**Collected material**
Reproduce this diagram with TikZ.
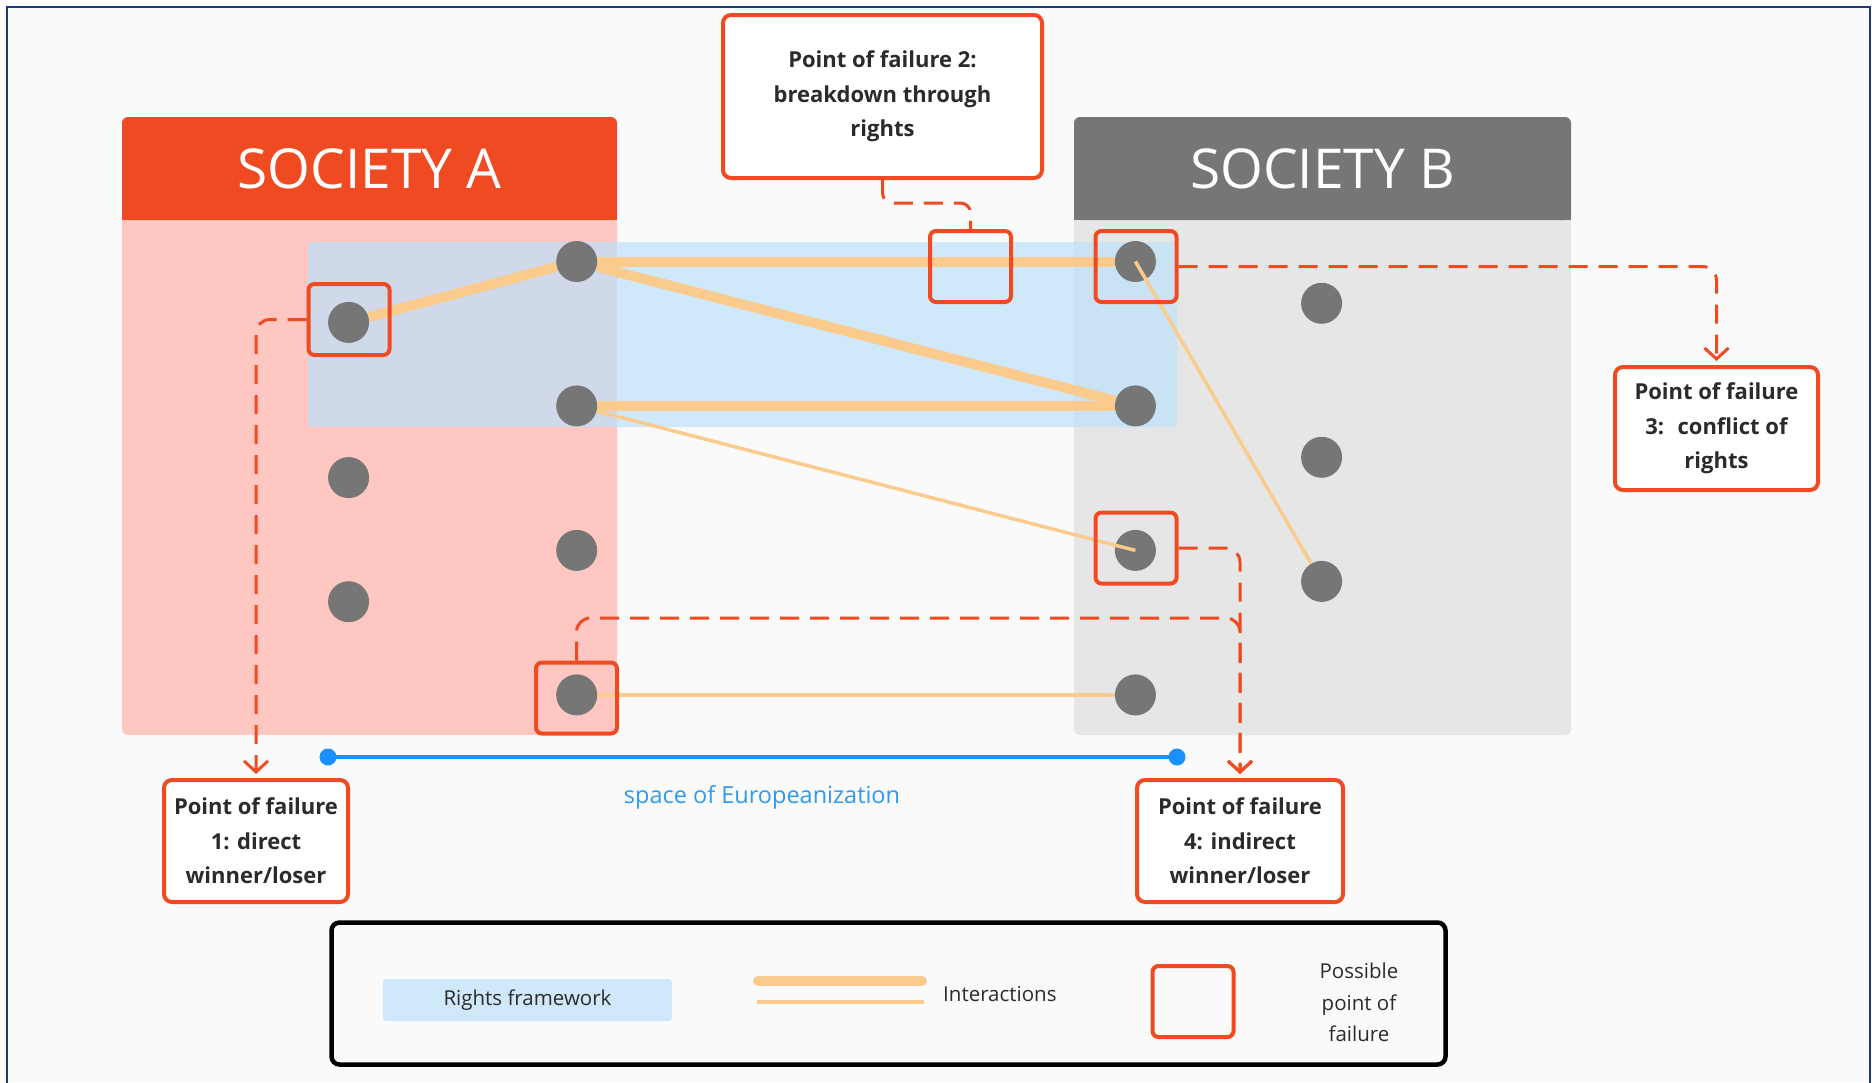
\documentclass[tikz,border=0pt]{standalone}
\usepackage{fontspec}
\setmainfont{Open Sans}
\usetikzlibrary{arrows.meta}
\definecolor{bgc}{HTML}{FAFAFA}
\definecolor{framec}{HTML}{1F3A78}
\definecolor{redA}{HTML}{F04A23}
\definecolor{pinkA}{HTML}{FFC7C2}
\definecolor{grayB}{HTML}{767676}
\definecolor{lightB}{HTML}{E6E6E6}
\definecolor{rightsc}{HTML}{BDE2FA}
\definecolor{rightsleg}{HTML}{CFE8FA}
\definecolor{peach}{HTML}{FBCB8E}
\definecolor{dotc}{HTML}{767676}
\definecolor{txtc}{HTML}{2B2B2B}
\definecolor{eublue}{HTML}{1A8FFF}
\definecolor{eutext}{HTML}{2C9BF0}
\pgfdeclarelayer{bglayer}
\pgfdeclarelayer{linelayer}
\pgfsetlayers{bglayer,linelayer,main}
\tikzset{
  dot/.style={circle, fill=dotc, minimum size=41pt, inner sep=0pt},
  pfbox/.style={draw=redA, line width=4pt, rounded corners=6pt, minimum width=81pt, minimum height=71pt, inner sep=0pt},
  pofbox/.style={draw=redA, line width=4pt, rounded corners=8pt, fill=white, align=center, text=txtc,
     font=\fontsize{22}{34.5}\selectfont\bfseries, inner sep=0pt},
  thickint/.style={draw=peach, line width=10pt},
  thinint/.style={draw=peach, line width=3.5pt},
  dashline/.style={draw=redA, line width=3pt, dash pattern=on 19pt off 11pt, rounded corners=14pt},
  arrowend/.style={-{Straight Barb[length=11pt,width=24pt,line width=3pt]}, shorten >=4pt},
  eudot/.style={circle, fill=eublue, minimum size=17pt, inner sep=0pt},
  headtxt/.style={text=white, font=\fontsize{55}{66}\selectfont},
  legtxt/.style={text=txtc, font=\fontsize{20.5}{31.7}\selectfont, align=center, inner sep=0pt}
}
\begin{document}
\begin{tikzpicture}[x=1pt,y=-1pt]
\useasboundingbox (0,0) rectangle (1872,1082);
\begin{pgfonlayer}{bglayer}
  \fill[white] (0,0) rectangle (1872,1082);
  \fill[bgc] (7,7) rectangle (1870,1082);
  \draw[framec, line width=2pt] (7,1090) -- (7,7) -- (1870,7) -- (1870,1090);
  % societies
  \fill[pinkA, rounded corners=6pt] (122,200) rectangle (617,735);
  \fill[lightB, rounded corners=6pt] (1074,200) rectangle (1571,735);
  \fill[rightsc, fill opacity=0.7, rounded corners=4pt] (308,242) rectangle (1177,427);
  \fill[redA, rounded corners=6pt] (122,117) rectangle (617,220);
  \fill[redA] (122,200) rectangle (617,220);
  \fill[grayB, rounded corners=6pt] (1074,117) rectangle (1571,220);
  \fill[grayB] (1074,200) rectangle (1571,220);
\end{pgfonlayer}
\node[headtxt] (hA) at (369.5,169) {SOCIETY A};
\node[headtxt] (hB) at (1322.5,169) {SOCIETY B};
% dots
\node[dot] (a1) at (348.6,322.4) {};
\node[dot] (a2) at (576.7,261.5) {};
\node[dot] (a3) at (576.7,405.9) {};
\node[dot] (a4) at (348.6,477.6) {};
\node[dot] (a5) at (576.7,550.4) {};
\node[dot] (a6) at (348.6,601.7) {};
\node[dot] (a7) at (576.7,694.9) {};
\node[dot] (b1) at (1135.4,261.5) {};
\node[dot] (b2) at (1135.4,405.9) {};
\node[dot] (b3) at (1321.6,303.3) {};
\node[dot] (b4) at (1321.6,457.3) {};
\node[dot] (b5) at (1135.4,550.4) {};
\node[dot] (b6) at (1321.6,581.4) {};
\node[dot] (b7) at (1135.4,694.9) {};
\begin{pgfonlayer}{linelayer}
  \draw[thickint] (a1) -- (a2);
  \draw[thickint] (a2) -- (b1);
  \draw[thickint] (a2) -- (b2);
  \draw[thickint] (a3) -- (b2);
  \draw[thinint] (a7) -- (b7);
\end{pgfonlayer}
\draw[thinint] (a3) -- (b5.center);
\draw[thinint] (b1.center) -- (b6);
% possible points of failure
\node[pfbox] (a1box) at (349,319.5) {};
\node[pfbox] (midbox) at (970.5,266.5) {};
\node[pfbox] (b1box) at (1136,266.5) {};
\node[pfbox] (b5box) at (1136,548) {};
\node[pfbox] (a7box) at (576.5,698) {};
% europeanization
\node[eudot] (eul) at (328,757) {};
\node[eudot] (eur) at (1177,757) {};
\draw[eublue, line width=3.5pt] (eul.center) -- (eur.center);
\node[text=eutext, font=\fontsize{23.5}{28}\selectfont] (eutxt) at (762,797) {space of Europeanization};
% point of failure boxes
\node[pofbox, minimum width=184pt, minimum height=122pt] (pof1) at (256,841) {Point of failure\\1: direct\\winner/loser};
\node[pofbox, minimum width=319pt, minimum height=163pt] (pof2) at (882.5,96.5) {Point of failure 2:\\breakdown through\\rights};
\node[pofbox, minimum width=203pt, minimum height=123pt] (pof3) at (1716.5,428.5) {Point of failure\\3:~ conflict of\\rights};
\node[pofbox, minimum width=206pt, minimum height=122pt] (pof4) at (1240,841) {Point of failure\\4: indirect\\winner/loser};
% dashed connectors
\coordinate (m2) at (920,203);
\coordinate (m4) at (900,618);
\draw[dashline, arrowend] (a1box.west) -| (pof1.north);
\draw[dashline, rounded corners=10pt] (pof2.south) |- (m2) -| (midbox.north);
\draw[dashline, arrowend] (b1box.east) -| (pof3.north);
\draw[dashline, arrowend] (b5box.east) -| (pof4.north);
\draw[dashline, arrowend] (a7box.north) |- (m4) -| (pof4.north);
% legend
\node[draw=black, line width=4.5pt, rounded corners=8pt, minimum width=1114pt, minimum height=142pt, inner sep=0pt] (legend) at (888.5,993.5) {};
\node[legtxt, fill=rightsleg, rounded corners=3pt, minimum width=289pt, minimum height=42pt] (legrights) at (527.5,1000) {Rights framework};
\coordinate (lt1) at (758,981);
\coordinate (lt2) at (922,981);
\coordinate (ln1) at (757,1002);
\coordinate (ln2) at (924,1002);
\draw[thickint, line cap=round] (lt1) -- (lt2);
\draw[thinint] (ln1) -- (ln2);
\node[legtxt, anchor=west] (legint) at (943,994.5) {Interactions};
\node[pfbox] (legbox) at (1193,1001.5) {};
\node[legtxt] (legpos) at (1359,1002.5) {Possible\\point of\\failure};
\end{tikzpicture}
\end{document}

**Exercise objective**
Transcribe the material exactly, leaving every picture out.

**Solution to this exercise**
Reproduce this diagram with TikZ.
\documentclass[tikz,border=0pt]{standalone}
\usepackage{fontspec}
\setmainfont{Open Sans}
\usetikzlibrary{arrows.meta}
\definecolor{bgc}{HTML}{FAFAFA}
\definecolor{framec}{HTML}{1F3A78}
\definecolor{redA}{HTML}{F04A23}
\definecolor{pinkA}{HTML}{FFC7C2}
\definecolor{grayB}{HTML}{767676}
\definecolor{lightB}{HTML}{E6E6E6}
\definecolor{rightsc}{HTML}{BDE2FA}
\definecolor{rightsleg}{HTML}{CFE8FA}
\definecolor{peach}{HTML}{FBCB8E}
\definecolor{dotc}{HTML}{767676}
\definecolor{txtc}{HTML}{2B2B2B}
\definecolor{eublue}{HTML}{1A8FFF}
\definecolor{eutext}{HTML}{2C9BF0}
\pgfdeclarelayer{bglayer}
\pgfdeclarelayer{linelayer}
\pgfsetlayers{bglayer,linelayer,main}
\tikzset{
  dot/.style={circle, fill=dotc, minimum size=41pt, inner sep=0pt},
  pfbox/.style={draw=redA, line width=4pt, rounded corners=6pt, minimum width=81pt, minimum height=71pt, inner sep=0pt},
  pofbox/.style={draw=redA, line width=4pt, rounded corners=8pt, fill=white, align=center, text=txtc,
     font=\fontsize{22}{34.5}\selectfont\bfseries, inner sep=0pt},
  thickint/.style={draw=peach, line width=10pt},
  thinint/.style={draw=peach, line width=3.5pt},
  dashline/.style={draw=redA, line width=3pt, dash pattern=on 19pt off 11pt, rounded corners=14pt},
  arrowend/.style={-{Straight Barb[length=11pt,width=24pt,line width=3pt]}, shorten >=4pt},
  eudot/.style={circle, fill=eublue, minimum size=17pt, inner sep=0pt},
  headtxt/.style={text=white, font=\fontsize{55}{66}\selectfont},
  legtxt/.style={text=txtc, font=\fontsize{20.5}{31.7}\selectfont, align=center, inner sep=0pt}
}
\begin{document}
\begin{tikzpicture}[x=1pt,y=-1pt]
\useasboundingbox (0,0) rectangle (1872,1082);
\begin{pgfonlayer}{bglayer}
  \fill[white] (0,0) rectangle (1872,1082);
  \fill[bgc] (7,7) rectangle (1870,1082);
  \draw[framec, line width=2pt] (7,1090) -- (7,7) -- (1870,7) -- (1870,1090);
  % societies
  \fill[pinkA, rounded corners=6pt] (122,200) rectangle (617,735);
  \fill[lightB, rounded corners=6pt] (1074,200) rectangle (1571,735);
  \fill[rightsc, fill opacity=0.7, rounded corners=4pt] (308,242) rectangle (1177,427);
  \fill[redA, rounded corners=6pt] (122,117) rectangle (617,220);
  \fill[redA] (122,200) rectangle (617,220);
  \fill[grayB, rounded corners=6pt] (1074,117) rectangle (1571,220);
  \fill[grayB] (1074,200) rectangle (1571,220);
\end{pgfonlayer}
\node[headtxt] (hA) at (369.5,169) {SOCIETY A};
\node[headtxt] (hB) at (1322.5,169) {SOCIETY B};
% dots
\node[dot] (a1) at (348.6,322.4) {};
\node[dot] (a2) at (576.7,261.5) {};
\node[dot] (a3) at (576.7,405.9) {};
\node[dot] (a4) at (348.6,477.6) {};
\node[dot] (a5) at (576.7,550.4) {};
\node[dot] (a6) at (348.6,601.7) {};
\node[dot] (a7) at (576.7,694.9) {};
\node[dot] (b1) at (1135.4,261.5) {};
\node[dot] (b2) at (1135.4,405.9) {};
\node[dot] (b3) at (1321.6,303.3) {};
\node[dot] (b4) at (1321.6,457.3) {};
\node[dot] (b5) at (1135.4,550.4) {};
\node[dot] (b6) at (1321.6,581.4) {};
\node[dot] (b7) at (1135.4,694.9) {};
\begin{pgfonlayer}{linelayer}
  \draw[thickint] (a1) -- (a2);
  \draw[thickint] (a2) -- (b1);
  \draw[thickint] (a2) -- (b2);
  \draw[thickint] (a3) -- (b2);
  \draw[thinint] (a7) -- (b7);
\end{pgfonlayer}
\draw[thinint] (a3) -- (b5.center);
\draw[thinint] (b1.center) -- (b6);
% possible points of failure
\node[pfbox] (a1box) at (349,319.5) {};
\node[pfbox] (midbox) at (970.5,266.5) {};
\node[pfbox] (b1box) at (1136,266.5) {};
\node[pfbox] (b5box) at (1136,548) {};
\node[pfbox] (a7box) at (576.5,698) {};
% europeanization
\node[eudot] (eul) at (328,757) {};
\node[eudot] (eur) at (1177,757) {};
\draw[eublue, line width=3.5pt] (eul.center) -- (eur.center);
\node[text=eutext, font=\fontsize{23.5}{28}\selectfont] (eutxt) at (762,797) {space of Europeanization};
% point of failure boxes
\node[pofbox, minimum width=184pt, minimum height=122pt] (pof1) at (256,841) {Point of failure\\1: direct\\winner/loser};
\node[pofbox, minimum width=319pt, minimum height=163pt] (pof2) at (882.5,96.5) {Point of failure 2:\\breakdown through\\rights};
\node[pofbox, minimum width=203pt, minimum height=123pt] (pof3) at (1716.5,428.5) {Point of failure\\3:~ conflict of\\rights};
\node[pofbox, minimum width=206pt, minimum height=122pt] (pof4) at (1240,841) {Point of failure\\4: indirect\\winner/loser};
% dashed connectors
\coordinate (m2) at (920,203);
\coordinate (m4) at (900,618);
\draw[dashline, arrowend] (a1box.west) -| (pof1.north);
\draw[dashline, rounded corners=10pt] (pof2.south) |- (m2) -| (midbox.north);
\draw[dashline, arrowend] (b1box.east) -| (pof3.north);
\draw[dashline, arrowend] (b5box.east) -| (pof4.north);
\draw[dashline, arrowend] (a7box.north) |- (m4) -| (pof4.north);
% legend
\node[draw=black, line width=4.5pt, rounded corners=8pt, minimum width=1114pt, minimum height=142pt, inner sep=0pt] (legend) at (888.5,993.5) {};
\node[legtxt, fill=rightsleg, rounded corners=3pt, minimum width=289pt, minimum height=42pt] (legrights) at (527.5,1000) {Rights framework};
\coordinate (lt1) at (758,981);
\coordinate (lt2) at (922,981);
\coordinate (ln1) at (757,1002);
\coordinate (ln2) at (924,1002);
\draw[thickint, line cap=round] (lt1) -- (lt2);
\draw[thinint] (ln1) -- (ln2);
\node[legtxt, anchor=west] (legint) at (943,994.5) {Interactions};
\node[pfbox] (legbox) at (1193,1001.5) {};
\node[legtxt] (legpos) at (1359,1002.5) {Possible\\point of\\failure};
\end{tikzpicture}
\end{document}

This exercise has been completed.